◆ Instruction ◆
Using the data below, output the first line and every line after it up to and including the line containing "mu0_fit_y = [0.0, 8.56]", exactly as written and with nothing added.

◆ Information provided ◆
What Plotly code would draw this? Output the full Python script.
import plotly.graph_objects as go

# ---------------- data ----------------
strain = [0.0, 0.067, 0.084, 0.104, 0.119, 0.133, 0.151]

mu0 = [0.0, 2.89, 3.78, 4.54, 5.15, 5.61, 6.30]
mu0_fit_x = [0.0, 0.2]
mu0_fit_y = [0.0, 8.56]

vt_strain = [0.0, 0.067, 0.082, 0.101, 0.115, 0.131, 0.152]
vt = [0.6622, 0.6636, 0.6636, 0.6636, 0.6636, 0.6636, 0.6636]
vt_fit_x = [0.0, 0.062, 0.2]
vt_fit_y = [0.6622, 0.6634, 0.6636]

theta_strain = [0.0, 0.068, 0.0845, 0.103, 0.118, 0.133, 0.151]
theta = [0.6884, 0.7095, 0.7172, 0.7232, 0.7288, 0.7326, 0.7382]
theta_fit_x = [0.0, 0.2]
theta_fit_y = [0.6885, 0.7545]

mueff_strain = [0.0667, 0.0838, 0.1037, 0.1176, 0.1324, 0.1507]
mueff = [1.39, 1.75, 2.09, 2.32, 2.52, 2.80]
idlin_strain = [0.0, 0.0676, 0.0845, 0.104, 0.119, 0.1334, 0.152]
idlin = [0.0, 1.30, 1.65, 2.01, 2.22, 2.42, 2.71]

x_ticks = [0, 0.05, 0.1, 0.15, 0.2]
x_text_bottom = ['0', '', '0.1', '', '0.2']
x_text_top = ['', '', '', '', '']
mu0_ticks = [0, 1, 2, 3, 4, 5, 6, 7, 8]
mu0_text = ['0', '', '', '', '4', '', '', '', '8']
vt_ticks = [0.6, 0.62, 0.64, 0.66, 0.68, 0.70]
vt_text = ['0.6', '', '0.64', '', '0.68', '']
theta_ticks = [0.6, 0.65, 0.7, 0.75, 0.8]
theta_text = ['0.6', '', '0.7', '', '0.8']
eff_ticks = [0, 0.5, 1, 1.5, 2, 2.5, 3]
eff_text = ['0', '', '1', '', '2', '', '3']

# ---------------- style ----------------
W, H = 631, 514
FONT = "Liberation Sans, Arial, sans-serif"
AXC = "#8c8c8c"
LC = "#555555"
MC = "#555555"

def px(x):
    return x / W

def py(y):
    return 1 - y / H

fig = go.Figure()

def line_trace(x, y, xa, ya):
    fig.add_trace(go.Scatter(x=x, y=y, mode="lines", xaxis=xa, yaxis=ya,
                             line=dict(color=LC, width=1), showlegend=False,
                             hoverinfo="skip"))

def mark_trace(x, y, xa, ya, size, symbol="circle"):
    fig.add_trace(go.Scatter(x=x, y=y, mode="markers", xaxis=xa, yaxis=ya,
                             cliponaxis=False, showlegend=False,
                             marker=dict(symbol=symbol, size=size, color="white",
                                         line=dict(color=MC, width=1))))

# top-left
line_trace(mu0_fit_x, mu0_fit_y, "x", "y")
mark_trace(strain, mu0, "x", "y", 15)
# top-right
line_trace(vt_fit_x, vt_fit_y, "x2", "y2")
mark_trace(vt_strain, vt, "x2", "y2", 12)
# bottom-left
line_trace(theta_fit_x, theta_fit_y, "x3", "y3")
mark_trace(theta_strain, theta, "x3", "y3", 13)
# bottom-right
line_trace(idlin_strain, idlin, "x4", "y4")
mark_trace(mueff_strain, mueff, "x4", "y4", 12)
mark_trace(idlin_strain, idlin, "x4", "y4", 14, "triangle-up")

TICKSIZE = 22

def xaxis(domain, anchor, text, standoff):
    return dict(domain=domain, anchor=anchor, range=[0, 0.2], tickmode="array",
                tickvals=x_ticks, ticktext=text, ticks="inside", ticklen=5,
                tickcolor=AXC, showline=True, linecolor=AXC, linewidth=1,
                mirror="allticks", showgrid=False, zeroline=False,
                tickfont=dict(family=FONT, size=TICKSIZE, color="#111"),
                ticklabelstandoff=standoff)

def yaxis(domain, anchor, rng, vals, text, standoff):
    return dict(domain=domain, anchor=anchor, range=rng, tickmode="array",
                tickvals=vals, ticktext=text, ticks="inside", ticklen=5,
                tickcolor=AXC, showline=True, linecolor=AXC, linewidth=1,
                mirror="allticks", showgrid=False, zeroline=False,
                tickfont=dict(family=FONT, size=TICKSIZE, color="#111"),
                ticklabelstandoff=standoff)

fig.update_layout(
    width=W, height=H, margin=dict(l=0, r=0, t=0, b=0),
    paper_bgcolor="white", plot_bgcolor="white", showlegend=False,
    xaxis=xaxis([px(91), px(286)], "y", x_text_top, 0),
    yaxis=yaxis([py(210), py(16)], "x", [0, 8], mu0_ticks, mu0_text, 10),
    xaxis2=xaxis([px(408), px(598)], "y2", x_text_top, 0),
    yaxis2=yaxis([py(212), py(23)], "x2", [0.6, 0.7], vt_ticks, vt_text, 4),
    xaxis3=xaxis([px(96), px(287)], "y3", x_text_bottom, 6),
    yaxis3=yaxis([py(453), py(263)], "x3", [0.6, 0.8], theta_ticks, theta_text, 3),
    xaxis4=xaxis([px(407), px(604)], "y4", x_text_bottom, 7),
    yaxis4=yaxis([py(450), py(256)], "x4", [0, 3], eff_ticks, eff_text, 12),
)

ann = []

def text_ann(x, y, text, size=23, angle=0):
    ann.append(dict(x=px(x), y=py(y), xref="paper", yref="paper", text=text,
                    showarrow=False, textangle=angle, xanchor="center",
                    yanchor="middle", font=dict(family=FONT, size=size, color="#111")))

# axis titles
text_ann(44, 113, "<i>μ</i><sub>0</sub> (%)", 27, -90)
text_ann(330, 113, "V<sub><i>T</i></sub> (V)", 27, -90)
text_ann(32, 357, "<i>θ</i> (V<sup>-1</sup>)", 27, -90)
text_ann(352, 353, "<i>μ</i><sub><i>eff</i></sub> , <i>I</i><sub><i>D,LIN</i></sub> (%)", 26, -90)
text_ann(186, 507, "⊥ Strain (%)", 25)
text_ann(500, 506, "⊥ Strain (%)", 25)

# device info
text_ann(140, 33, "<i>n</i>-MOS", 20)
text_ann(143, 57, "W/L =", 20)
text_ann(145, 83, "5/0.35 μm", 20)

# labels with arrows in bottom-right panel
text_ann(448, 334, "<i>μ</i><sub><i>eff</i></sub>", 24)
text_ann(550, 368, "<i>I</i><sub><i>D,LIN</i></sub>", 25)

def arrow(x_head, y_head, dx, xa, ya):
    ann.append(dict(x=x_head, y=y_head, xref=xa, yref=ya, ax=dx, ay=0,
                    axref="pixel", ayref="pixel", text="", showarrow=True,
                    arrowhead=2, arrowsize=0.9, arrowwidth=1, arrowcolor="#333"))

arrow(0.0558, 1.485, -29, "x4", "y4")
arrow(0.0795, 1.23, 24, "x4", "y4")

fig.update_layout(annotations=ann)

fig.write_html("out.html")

◆ Complete response ◆
What Plotly code would draw this? Output the full Python script.
import plotly.graph_objects as go

# ---------------- data ----------------
strain = [0.0, 0.067, 0.084, 0.104, 0.119, 0.133, 0.151]

mu0 = [0.0, 2.89, 3.78, 4.54, 5.15, 5.61, 6.30]
mu0_fit_x = [0.0, 0.2]
mu0_fit_y = [0.0, 8.56]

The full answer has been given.